Et de fait, ce que l’on voit en Chine va dans la  direction de la dislocation du système qui a fait le bonheur américain: forte hausse des prix, chômage inquiétant, voire, dans certaines régions, terrifiant. Le système chinois se délite et le comble est que les Etats-Unis, qui en sont les principaux bénéficiaires, avant le peuple chinois lui-même, les Etats-Unis font tout pour que la décomposition chinoise accélère.

Le nouveau round de QE, la hausse des prix des produits agricoles, les menaces sur l’Iran qui alimentent la Chine... tout cela complique la tache des dirigeants déjà passablement désarmés. En Chine, les prix augmentent, les salaires montent, le chômage enfle, les créances douteuses explosent, l’excédent extérieur se contracte. Bref, le système se disloque. Le mouvement de réorientation du modèle vers la consommation et la tentative de peser et limiter l’investissement va précipiter la dislocation car tout est rigide, inadapté, inadaptable. Le système chinois est le produit d’une situation, si la situation change, il s’effondre.

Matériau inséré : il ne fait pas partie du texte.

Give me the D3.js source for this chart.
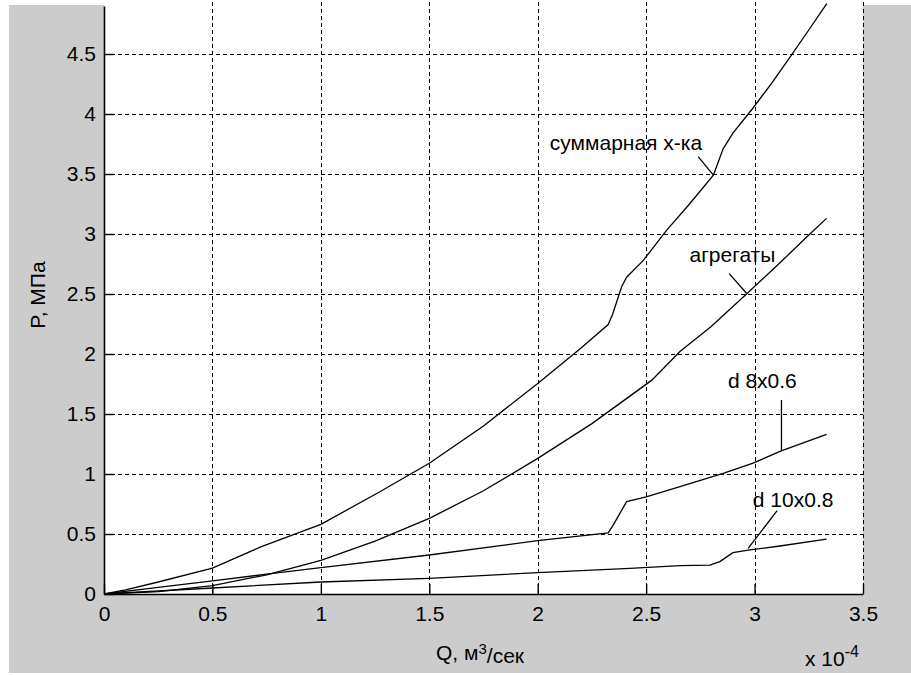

Certains cherchent le catalyseur, le facteur déclenchant, la cause proche, qui pourrait faire basculer la situation américaine dans l’incontrôlable, nous voyons deux possibilités. Une possibilité semi douce, « soft », c’est l’évolution de la situation chinoise, et une possibilité brutale qui démasquerait, dévoilerait la réalité dissimulée, qui jouerait sur un paramètre clef, une guerre avec un pays producteur de pétrole.